A while back I was griping about how tedious — albeit necessary — it was to keep banging on about the villainy of the Bush-McCain-Kennedy Axis of Weevils and their treasonous "comprehensive immigration reform" bill. Part of the tedium (Teddy-um?) of reading and writing about it, though, is in the concentration on the myriad details. Let's give you and me a break and step back to put this sorry business into the frame of political philosophy.
Everyone of every persuasion agrees, in principle, that a functional society must be supported by a structure of law. That law makes it possible for people to go about their lives knowing (a) what they must do and (b) what they must not do. (In any society that can reasonably be called "free," both categories should be carefully considered and limited, leaving a large degree of conduct in the hands of the individual, neither coerced nor prohibited.) Without such legal boundaries, every act becomes a roll of the dice, and a person lives in fear that those who are stronger or in authority can punish him at will. That's why the U.S. Constitution includes a clause prohibiting ex post facto laws (making something illegal retroactively).
The proposed Bush-McCain-Kennedy abomination is another form of ex post facto lawmaking. The only difference is that instead of making something illegal after the fact, it would make legal something that wasn't at the time it was done. That is to say it would undercut the whole basis of law.
Law is effective in proportion to how convincing it is that it will be carried out. Some legal scholars are worried by the fact that the overwhelming majority of criminal indictments are nowadays settled not by jury trial but by plea bargains, because defendants (in many instances) lack the resources to go to trial with competent counsel and prosecutors lack the time and budget to try anything except the most exceptional or notorious cases. The concern is that law becomes no longer a matter of determining innocence or guilt, but of cutting a deal.
Experts in criminal psychology often decry the long period between the commission of a crime and the punishment. It is not only, in Gladstone's words, that "justice delayed is justice denied," but that in the minds of the perpetrator, his relatives and associates, the crime and the punishment are no longer emotionally associated. The law is not seen as being enforced; the eventual sentence — carried out maybe years later — seems arbitrary or vengeful. Shocking crimes often cause people to call for tougher sentences, but critics of the idea insist that it isn't the degree of the punishment that makes it work as a deterrent, but its swiftness and inability to be evaded.
Of course, the more serious the crime and its penalty, the more deliberate the legal process needs to be. Justice and humanity dictate that if someone is indicted for a crime in which conviction could result in capital punishment or lifetime imprisonment, for instance, the system should bend over backward to give the defendant every reasonable means to exculpate himself, even tolerating delays that observers may find frustrating.

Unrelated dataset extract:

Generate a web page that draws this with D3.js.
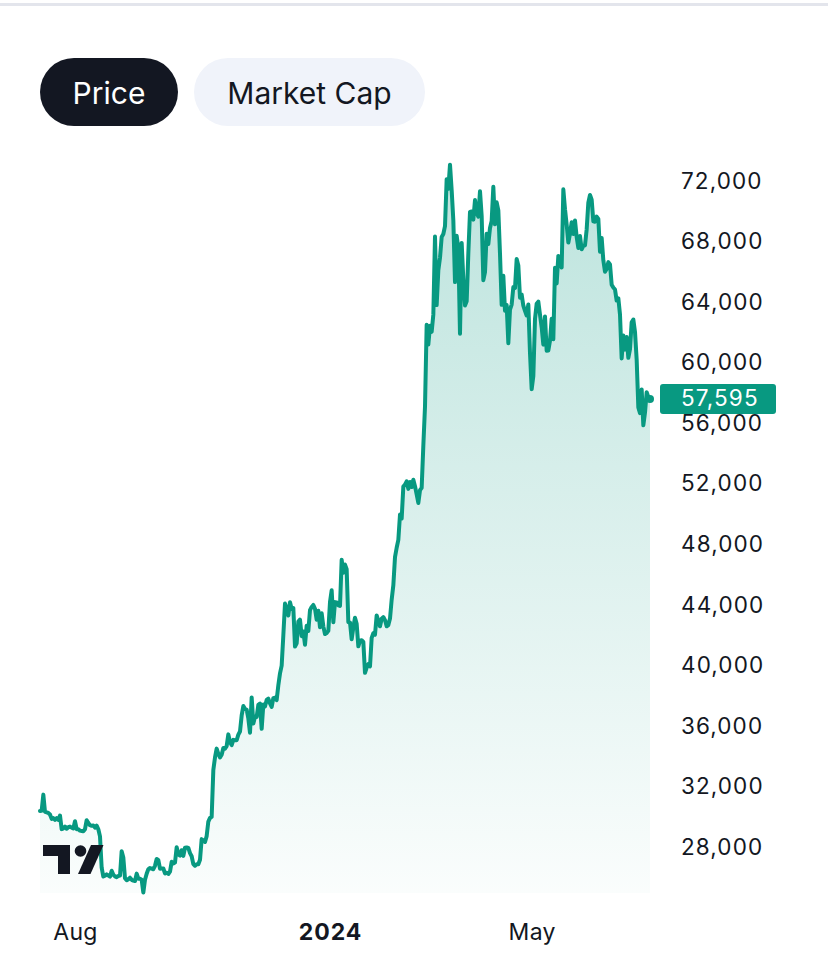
<!DOCTYPE html>
<html>
<head>
<meta charset="utf-8">
<script src="https://cdn.jsdelivr.net/npm/d3@7"></script>
<style>
  html, body { margin: 0; padding: 0; background: #ffffff; }
  svg { display: block; }
  text { font-family: Inter, "Noto Sans", "Liberation Sans", sans-serif; }
</style>
</head>
<body>
<svg id="chart" width="828" height="971"></svg>
<script>
// ---------------- DATA ----------------
const startDate = "2023-07-11";
const tabs = ["Price", "Market Cap"];
const jul2023 = [30380, 30390, 31460, 30320, 30290, 30250, 30150, 29860, 29910, 29800, 29910, 29790, 30080, 29180, 29230, 29350, 29210, 29310, 29350, 29280, 29230];
const aug2023 = [29700, 29180, 29180, 29080, 29060, 29040, 29180, 29770, 29580, 29440, 29400, 29420, 29280, 29410, 29170, 28700, 26630, 26050, 26100, 26190, 26120, 26040, 26430, 26160, 26060, 26010, 26090, 26110, 27720, 27300, 25930];
const sep2023 = [25800, 25870, 25970, 25830, 25780, 25750, 26240, 25910, 25900, 25840, 25000, 25840, 26230, 26540, 26610, 26570, 26530, 26760, 27210, 27130, 26570, 26580, 26580, 26250, 26300, 26220, 26370, 27020, 26910, 26970];
const oct2023 = [27990, 27510, 27430, 27790, 27410, 27950, 27970, 27940, 27600, 27390, 26870, 26760, 26860, 26860, 27160, 28520, 28420, 28330, 28720, 29680, 29920, 29990, 33090, 33920, 34500, 34160, 33910, 34090, 34540, 34500, 34670];
const nov2023 = [35440, 34940, 34730, 35080, 35050, 35050, 35420, 35630, 36690, 37310, 37130, 37070, 36490, 35550, 37880, 36160, 36600, 36590, 37390, 37480, 35810, 37420, 37290, 37720, 37800, 37480, 37250, 37830, 37860, 37710];
const dec2023 = [38690, 39470, 39980, 41990, 44080, 43770, 43290, 44170, 43720, 43790, 41240, 41450, 42890, 43020, 41930, 42240, 41360, 42620, 42270, 43650, 43860, 43990, 43740, 43020, 43610, 42520, 43440, 42580, 42070, 42140, 42280];
const jan2024 = [44180, 44960, 42850, 44180, 44160, 43970, 43930, 46970, 46120, 46660, 46350, 42850, 42840, 41730, 42510, 43150, 42740, 41260, 41620, 41660, 41550, 39510, 39850, 40080, 39930, 41820, 42120, 42030, 43300, 42940, 42580];
const feb2024 = [43080, 43190, 42990, 42580, 42660, 43090, 44340, 45290, 47150, 47770, 48290, 49960, 49700, 51810, 51940, 52160, 51660, 52120, 51780, 52260, 51840, 51300, 50730, 51570, 51730, 54520, 57090, 62500, 61200];
const mar2024 = [62440, 62030, 63170, 68330, 63800, 66110, 66930, 68300, 68500, 69020, 72120, 71480, 73080, 71400, 69400, 65320, 68390, 67550, 61910, 67910, 65490, 63780, 64060, 67230, 69960, 69990, 69450, 70740, 69890, 69650, 71330];
const apr2024 = [69700, 65450, 65980, 68510, 67840, 68900, 69360, 71620, 69140, 70590, 70060, 67200, 63820, 65740, 63430, 63810, 61280, 63510, 63840, 64990, 64930, 66840, 66410, 64290, 64500, 63760, 63420, 63110, 63840, 60640];
const may2024 = [58250, 59120, 62890, 63890, 64030, 63160, 62330, 61190, 63050, 60790, 60800, 61450, 62900, 61550, 66270, 65230, 67050, 66940, 66280, 71450, 70140, 69120, 67930, 68530, 69280, 68500, 69390, 68300, 67580, 68360, 67490];
const jun2024 = [67710, 67750, 68800, 70570, 71080, 70760, 69340, 69310, 69650, 69500, 67330, 68240, 66760, 66010, 66190, 66640, 66490, 65150, 64960, 64830, 64100, 64250, 63180, 60280, 61800, 60860, 61700, 60320, 60890, 62670];
const jul2024 = [62850, 62030, 60200, 57040, 56660, 58230, 55860, 56700, 58050, 57720, 57595];
const yTicks = [72000, 68000, 64000, 60000, 56000, 52000, 48000, 44000, 40000, 36000, 32000, 28000];
const xTicks = ["2023-08-01", "2024-01-01", "2024-05-01"];
const xTickLabels = ["Aug", "2024", "May"];

// ---------------- BUILD ----------------
const parse = d3.timeParse("%Y-%m-%d");
const prices = [].concat(jul2023, aug2023, sep2023, oct2023, nov2023, dec2023, jan2024, feb2024, mar2024, apr2024, may2024, jun2024, jul2024);
const start = parse(startDate);
const data = prices.map((v, i) => ({ date: d3.timeDay.offset(start, i), value: v }));
const last = data[data.length - 1];

const GREEN = "#089981";
const DARK = "#131722";

const svg = d3.select("#chart");

// top divider
svg.append("rect").attr("x", 0).attr("y", 3).attr("width", 828).attr("height", 3).attr("fill", "#e3e5ec");

// tabs
const tabX = [40, 194], tabW = [138, 231];
tabs.forEach((t, i) => {
  const g = svg.append("g");
  g.append("rect").attr("x", tabX[i]).attr("y", 58).attr("width", tabW[i]).attr("height", 68)
    .attr("rx", 34).attr("fill", i === 0 ? DARK : "#f0f3fa");
  g.append("text").attr("x", tabX[i] + tabW[i] / 2).attr("y", 93).attr("dy", "0.35em")
    .attr("text-anchor", "middle").attr("font-size", 30)
    .attr("fill", i === 0 ? "#ffffff" : DARK).text(t);
});

// scales
const x = d3.scaleTime().domain([data[0].date, last.date]).range([40, 650]);
const y = d3.scaleLinear().domain([28000, 72000]).range([847, 181]);
const baseY = 893;

// gradient
const defs = svg.append("defs");
const grad = defs.append("linearGradient").attr("id", "fillGrad")
  .attr("gradientUnits", "userSpaceOnUse")
  .attr("x1", 0).attr("x2", 0).attr("y1", y(d3.max(prices))).attr("y2", baseY);
grad.append("stop").attr("offset", "0%").attr("stop-color", GREEN).attr("stop-opacity", 0.27);
grad.append("stop").attr("offset", "100%").attr("stop-color", GREEN).attr("stop-opacity", 0.02);

const area = d3.area().x(d => x(d.date)).y0(baseY).y1(d => y(d.value));
const line = d3.line().x(d => x(d.date)).y(d => y(d.value));

svg.append("path").datum(data).attr("d", area).attr("fill", "url(#fillGrad)");
svg.append("path").datum(data).attr("d", line).attr("fill", "none")
  .attr("stroke", GREEN).attr("stroke-width", 4)
  .attr("stroke-linejoin", "round").attr("stroke-linecap", "round");
svg.append("circle").attr("cx", x(last.date)).attr("cy", y(last.value)).attr("r", 4).attr("fill", GREEN);

// y axis
const yAxis = d3.axisRight(y).tickValues(yTicks).tickSize(0).tickPadding(0).tickFormat(d3.format(","));
const gy = svg.append("g").attr("transform", "translate(681,0)").call(yAxis);
gy.select(".domain").remove();
gy.selectAll("text").attr("font-size", 22.5).attr("fill", DARK)
  .attr("font-family", "Inter, 'Noto Sans', sans-serif").attr("letter-spacing", "1.1px");

// price label
const ly = y(last.value);
svg.append("rect").attr("x", 660).attr("y", ly - 15).attr("width", 116).attr("height", 30)
  .attr("rx", 3).attr("fill", GREEN);
svg.append("text").attr("x", 681).attr("y", ly).attr("dy", "0.32em")
  .attr("font-size", 22.5).attr("fill", "#ffffff").attr("letter-spacing", "1.1px")
  .text(d3.format(",")(last.value));

// x axis
const xAxis = d3.axisBottom(x).tickValues(xTicks.map(parse)).tickSize(0).tickPadding(0)
  .tickFormat((d, i) => xTickLabels[i]);
const gx = svg.append("g").attr("transform", "translate(0,924)").call(xAxis);
gx.select(".domain").remove();
gx.selectAll("text").attr("font-size", 23).attr("fill", DARK)
  .attr("font-family", "Inter, 'Noto Sans', sans-serif")
  .attr("font-weight", (d, i) => i === 1 ? 700 : 400)
  .attr("letter-spacing", (d, i) => i === 1 ? "1px" : "0.3px");

// TradingView logo
const logo = svg.append("g").attr("fill", DARK);
logo.append("path").attr("d", "M43,845 H70 V874 H58 V856 H43 Z");
logo.append("circle").attr("cx", 80.5).attr("cy", 851).attr("r", 5.8);
logo.append("path").attr("d", "M91,845 H103.5 L90.5,874 H78 Z");
</script>
</body>
</html>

(The American judicial system has not always followed its proclaimed ideals. Little more than a year followed the conviction of Bruno Hauptmann for the kidnapping and murder of the Lindbergh baby, until he was electrocuted. That interval was hardly time for the emotionalism to recede and for a serious appeal. In the years since, skeptics have argued that he was in fact innocent. I haven't studied the case enough to have an opinion; anyway, the trial itself was at best dubious and at worst a deliberate stitch-up.)
But illegal immigration is hardly in the same category. No one is going to be executed for it; realistically, no one will languish in prison for a first offence of illegal entry. The overwhelming majority of illegals, should the government ever adopt the bizarre concept of enforcing its own laws defending our borders, will simply be returned to the country whence they originated and of which they are citizens. Not exactly a medieval punishment.
But this is exactly the kind of law that should be prosecuted and carried out in a way that allows no long-drawn-out delays. One hearing with all the normal safeguards, including the right to legal counsel; if it goes against you, you're on the next bus or plane to Sonora or Cairo, and if you show your face again in these states you'll be spending time in a special resort with bars on the windows, where the service, the ambience, and the cuisine are all well below par.
If such a policy were adopted, it would be remarkable how quickly the "insoluble" problem of illegal immigration would go away.
The alternative — which, despite all the huffing and puffing and misdirection and hair splitting by its advocates, is amnesty for illegals — will be a further dilution of justice under law. When criminal behavior by millions is justified and rewarded, not only immigrants and would-be immigrants, but everyone becomes (quite rightly) more cynical. The law is further perceived not as part of the kit that makes liberty possible, but as a system to be gamed. That attitude is common enough already. Let's not feed the beast with a disastrous amnesty.